▸ Given entries:
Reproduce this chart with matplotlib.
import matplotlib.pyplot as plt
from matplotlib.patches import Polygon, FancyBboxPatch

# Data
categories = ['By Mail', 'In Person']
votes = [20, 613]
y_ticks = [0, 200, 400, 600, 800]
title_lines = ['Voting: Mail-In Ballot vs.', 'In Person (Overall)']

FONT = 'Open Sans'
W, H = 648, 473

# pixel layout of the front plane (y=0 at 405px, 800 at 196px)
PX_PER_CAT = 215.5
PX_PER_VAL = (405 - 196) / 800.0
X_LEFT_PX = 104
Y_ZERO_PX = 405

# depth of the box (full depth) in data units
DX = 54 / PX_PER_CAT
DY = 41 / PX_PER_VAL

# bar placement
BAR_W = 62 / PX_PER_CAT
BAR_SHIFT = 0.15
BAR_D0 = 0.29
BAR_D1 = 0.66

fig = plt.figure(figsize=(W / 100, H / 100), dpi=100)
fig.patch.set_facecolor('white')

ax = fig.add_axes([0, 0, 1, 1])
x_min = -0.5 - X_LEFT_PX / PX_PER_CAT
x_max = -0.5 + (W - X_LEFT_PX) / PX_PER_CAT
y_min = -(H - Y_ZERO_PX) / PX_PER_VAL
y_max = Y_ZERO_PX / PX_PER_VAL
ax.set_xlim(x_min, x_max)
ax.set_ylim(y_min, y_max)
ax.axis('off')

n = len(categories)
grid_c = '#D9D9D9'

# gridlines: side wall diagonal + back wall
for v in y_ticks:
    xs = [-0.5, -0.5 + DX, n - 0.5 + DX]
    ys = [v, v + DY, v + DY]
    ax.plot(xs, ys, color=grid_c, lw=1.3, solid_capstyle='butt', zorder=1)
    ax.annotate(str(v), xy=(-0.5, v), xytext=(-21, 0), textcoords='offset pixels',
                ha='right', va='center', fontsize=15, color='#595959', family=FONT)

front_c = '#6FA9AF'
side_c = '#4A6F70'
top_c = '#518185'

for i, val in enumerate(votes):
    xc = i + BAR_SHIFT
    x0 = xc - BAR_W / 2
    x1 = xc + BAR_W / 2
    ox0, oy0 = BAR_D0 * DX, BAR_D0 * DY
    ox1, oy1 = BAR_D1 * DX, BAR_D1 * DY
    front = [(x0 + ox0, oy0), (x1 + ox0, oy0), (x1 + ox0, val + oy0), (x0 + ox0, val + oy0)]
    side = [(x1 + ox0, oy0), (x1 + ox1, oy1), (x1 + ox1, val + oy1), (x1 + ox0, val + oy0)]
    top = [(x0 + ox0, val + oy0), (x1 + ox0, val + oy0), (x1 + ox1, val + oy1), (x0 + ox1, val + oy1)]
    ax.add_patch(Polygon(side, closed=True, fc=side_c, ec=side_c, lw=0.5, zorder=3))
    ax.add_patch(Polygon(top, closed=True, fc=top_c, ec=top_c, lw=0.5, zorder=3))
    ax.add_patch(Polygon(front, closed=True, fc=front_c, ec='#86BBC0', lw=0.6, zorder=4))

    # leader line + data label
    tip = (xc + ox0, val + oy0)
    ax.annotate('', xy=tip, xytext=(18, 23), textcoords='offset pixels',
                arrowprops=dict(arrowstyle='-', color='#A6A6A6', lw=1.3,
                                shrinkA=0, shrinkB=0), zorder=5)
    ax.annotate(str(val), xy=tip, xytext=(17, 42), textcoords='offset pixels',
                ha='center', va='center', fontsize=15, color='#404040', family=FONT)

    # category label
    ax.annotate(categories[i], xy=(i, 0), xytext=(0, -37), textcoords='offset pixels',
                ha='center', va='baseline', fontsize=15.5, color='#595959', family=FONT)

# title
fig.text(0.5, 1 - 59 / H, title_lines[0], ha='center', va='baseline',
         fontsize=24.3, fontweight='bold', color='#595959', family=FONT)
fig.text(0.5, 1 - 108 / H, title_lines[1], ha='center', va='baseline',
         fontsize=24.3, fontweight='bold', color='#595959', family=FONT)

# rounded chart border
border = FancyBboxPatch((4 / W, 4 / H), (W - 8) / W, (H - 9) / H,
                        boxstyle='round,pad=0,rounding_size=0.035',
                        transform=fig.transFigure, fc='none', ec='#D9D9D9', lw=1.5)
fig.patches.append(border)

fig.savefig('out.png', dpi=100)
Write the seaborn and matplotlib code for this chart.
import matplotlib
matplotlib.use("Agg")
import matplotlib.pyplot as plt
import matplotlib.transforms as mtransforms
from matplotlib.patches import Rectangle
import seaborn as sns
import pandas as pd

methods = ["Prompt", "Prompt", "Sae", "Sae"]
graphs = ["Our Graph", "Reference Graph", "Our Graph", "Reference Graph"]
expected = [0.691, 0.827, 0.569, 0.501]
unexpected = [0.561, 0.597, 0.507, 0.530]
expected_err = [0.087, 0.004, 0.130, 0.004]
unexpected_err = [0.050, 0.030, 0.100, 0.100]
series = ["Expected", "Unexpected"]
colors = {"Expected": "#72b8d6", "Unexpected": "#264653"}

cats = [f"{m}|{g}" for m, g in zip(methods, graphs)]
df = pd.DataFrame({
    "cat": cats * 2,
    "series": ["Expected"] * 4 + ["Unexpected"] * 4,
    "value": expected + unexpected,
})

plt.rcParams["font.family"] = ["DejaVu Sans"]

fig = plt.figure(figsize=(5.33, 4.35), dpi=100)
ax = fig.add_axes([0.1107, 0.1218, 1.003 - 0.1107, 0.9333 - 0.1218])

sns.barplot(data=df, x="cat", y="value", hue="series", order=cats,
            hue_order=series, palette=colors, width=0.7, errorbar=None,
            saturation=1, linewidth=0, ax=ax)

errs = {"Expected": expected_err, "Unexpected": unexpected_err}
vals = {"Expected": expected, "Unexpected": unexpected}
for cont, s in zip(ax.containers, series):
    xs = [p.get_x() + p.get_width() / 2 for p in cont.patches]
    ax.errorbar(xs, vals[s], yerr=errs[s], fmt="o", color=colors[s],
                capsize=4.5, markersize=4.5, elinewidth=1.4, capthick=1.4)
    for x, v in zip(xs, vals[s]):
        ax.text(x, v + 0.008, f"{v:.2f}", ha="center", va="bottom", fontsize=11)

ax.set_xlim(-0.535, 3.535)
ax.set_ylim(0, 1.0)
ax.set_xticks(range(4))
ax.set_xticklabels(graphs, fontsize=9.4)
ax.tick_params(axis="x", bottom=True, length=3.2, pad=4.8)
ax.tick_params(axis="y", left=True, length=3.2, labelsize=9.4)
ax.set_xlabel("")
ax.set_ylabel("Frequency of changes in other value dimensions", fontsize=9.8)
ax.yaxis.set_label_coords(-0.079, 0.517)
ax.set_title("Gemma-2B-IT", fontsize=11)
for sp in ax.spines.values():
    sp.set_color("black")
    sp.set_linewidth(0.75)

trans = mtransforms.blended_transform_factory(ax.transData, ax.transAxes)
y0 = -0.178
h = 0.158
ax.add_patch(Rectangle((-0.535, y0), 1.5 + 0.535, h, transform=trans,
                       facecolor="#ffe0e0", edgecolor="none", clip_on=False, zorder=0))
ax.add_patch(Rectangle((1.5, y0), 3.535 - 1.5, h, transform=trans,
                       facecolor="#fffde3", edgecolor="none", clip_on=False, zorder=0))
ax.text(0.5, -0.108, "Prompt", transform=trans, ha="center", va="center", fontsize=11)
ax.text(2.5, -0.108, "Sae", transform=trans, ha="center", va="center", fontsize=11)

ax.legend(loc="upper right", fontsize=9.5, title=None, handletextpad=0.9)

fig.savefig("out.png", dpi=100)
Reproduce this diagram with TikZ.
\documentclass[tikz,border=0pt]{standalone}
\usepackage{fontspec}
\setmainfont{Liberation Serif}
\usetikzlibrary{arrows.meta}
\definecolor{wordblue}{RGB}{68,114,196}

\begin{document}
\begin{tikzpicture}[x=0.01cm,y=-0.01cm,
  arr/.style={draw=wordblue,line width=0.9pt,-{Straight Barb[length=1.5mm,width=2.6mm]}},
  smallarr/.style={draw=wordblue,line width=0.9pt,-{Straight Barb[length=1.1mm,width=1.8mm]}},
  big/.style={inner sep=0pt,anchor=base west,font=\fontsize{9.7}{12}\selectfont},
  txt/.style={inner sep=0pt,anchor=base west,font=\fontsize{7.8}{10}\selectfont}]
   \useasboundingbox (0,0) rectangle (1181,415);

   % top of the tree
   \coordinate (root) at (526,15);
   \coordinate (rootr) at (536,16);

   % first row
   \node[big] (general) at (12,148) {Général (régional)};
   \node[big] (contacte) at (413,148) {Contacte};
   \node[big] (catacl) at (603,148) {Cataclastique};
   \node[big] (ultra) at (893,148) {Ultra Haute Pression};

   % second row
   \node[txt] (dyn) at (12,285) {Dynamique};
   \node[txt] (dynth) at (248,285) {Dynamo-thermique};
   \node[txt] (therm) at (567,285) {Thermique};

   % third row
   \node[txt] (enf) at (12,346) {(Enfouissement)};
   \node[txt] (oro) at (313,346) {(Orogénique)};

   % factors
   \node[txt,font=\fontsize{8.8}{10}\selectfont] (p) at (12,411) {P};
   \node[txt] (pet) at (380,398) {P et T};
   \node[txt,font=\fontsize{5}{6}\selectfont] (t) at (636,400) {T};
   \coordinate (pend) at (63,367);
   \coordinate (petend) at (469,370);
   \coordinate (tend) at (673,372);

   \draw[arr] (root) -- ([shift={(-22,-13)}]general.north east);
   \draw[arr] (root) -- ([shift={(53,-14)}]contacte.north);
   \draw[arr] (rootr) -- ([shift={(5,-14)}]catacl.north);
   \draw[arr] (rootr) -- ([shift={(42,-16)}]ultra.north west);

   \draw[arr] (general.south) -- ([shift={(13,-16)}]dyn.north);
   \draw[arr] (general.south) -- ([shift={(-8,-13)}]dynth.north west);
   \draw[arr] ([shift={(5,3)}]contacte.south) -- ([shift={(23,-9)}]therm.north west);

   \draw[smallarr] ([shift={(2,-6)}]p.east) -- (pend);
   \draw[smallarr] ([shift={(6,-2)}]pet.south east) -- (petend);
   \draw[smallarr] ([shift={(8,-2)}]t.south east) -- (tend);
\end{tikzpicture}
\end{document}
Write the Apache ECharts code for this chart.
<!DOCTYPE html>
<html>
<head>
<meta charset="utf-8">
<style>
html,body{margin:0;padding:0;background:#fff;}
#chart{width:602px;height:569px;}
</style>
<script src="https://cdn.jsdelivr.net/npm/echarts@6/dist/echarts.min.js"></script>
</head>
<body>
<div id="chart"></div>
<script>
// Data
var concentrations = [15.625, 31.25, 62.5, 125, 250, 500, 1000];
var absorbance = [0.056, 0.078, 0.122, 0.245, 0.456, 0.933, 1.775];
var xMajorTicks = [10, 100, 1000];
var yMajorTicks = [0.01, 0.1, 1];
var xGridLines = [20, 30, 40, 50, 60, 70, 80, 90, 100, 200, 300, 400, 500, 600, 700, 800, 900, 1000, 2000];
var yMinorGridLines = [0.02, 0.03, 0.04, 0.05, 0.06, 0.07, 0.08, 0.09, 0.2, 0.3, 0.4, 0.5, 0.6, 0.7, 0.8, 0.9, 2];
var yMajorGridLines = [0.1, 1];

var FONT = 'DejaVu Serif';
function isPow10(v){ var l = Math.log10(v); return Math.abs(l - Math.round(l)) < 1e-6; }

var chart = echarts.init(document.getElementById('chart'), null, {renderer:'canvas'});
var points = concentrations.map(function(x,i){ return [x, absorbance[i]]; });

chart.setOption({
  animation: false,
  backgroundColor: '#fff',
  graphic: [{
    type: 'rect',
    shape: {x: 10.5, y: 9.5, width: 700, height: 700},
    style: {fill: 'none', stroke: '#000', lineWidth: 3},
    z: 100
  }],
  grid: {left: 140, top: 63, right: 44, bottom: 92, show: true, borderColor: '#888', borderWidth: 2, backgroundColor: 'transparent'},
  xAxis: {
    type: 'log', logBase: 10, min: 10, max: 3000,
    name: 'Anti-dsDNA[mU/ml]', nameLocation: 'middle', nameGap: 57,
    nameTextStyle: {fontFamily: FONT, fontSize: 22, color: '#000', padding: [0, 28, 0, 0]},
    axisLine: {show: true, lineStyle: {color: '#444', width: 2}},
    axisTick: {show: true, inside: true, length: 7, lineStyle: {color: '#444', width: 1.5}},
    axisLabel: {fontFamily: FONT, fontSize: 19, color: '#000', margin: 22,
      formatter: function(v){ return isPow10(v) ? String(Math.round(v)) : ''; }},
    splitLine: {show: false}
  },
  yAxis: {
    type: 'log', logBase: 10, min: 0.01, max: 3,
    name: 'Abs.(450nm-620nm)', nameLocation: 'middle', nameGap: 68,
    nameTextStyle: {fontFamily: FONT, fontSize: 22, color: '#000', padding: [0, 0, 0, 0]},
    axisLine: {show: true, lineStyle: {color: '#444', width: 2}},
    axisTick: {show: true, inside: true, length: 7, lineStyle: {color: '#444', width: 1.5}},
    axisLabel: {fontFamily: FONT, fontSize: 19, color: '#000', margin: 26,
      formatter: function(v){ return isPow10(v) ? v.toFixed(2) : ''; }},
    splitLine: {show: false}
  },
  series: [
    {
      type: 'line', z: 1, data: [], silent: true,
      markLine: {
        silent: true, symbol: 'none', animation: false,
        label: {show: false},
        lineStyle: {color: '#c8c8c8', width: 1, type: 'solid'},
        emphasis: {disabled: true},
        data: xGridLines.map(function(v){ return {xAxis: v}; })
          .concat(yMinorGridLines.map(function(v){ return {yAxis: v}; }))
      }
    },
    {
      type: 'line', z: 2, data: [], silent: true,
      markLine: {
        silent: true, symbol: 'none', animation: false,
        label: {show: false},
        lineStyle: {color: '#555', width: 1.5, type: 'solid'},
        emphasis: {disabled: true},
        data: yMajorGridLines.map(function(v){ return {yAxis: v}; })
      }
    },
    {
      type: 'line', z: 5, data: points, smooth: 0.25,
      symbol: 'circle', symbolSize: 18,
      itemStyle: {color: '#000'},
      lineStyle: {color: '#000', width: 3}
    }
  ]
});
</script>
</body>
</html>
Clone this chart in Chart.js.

▸ Job: Give back, exactly as written, each line from the one that contains "Write the seaborn" through the one that contains "import pandas as pd".

▸ Answer:
Write the seaborn and matplotlib code for this chart.
import matplotlib
matplotlib.use("Agg")
import matplotlib.pyplot as plt
import matplotlib.transforms as mtransforms
from matplotlib.patches import Rectangle
import seaborn as sns
import pandas as pd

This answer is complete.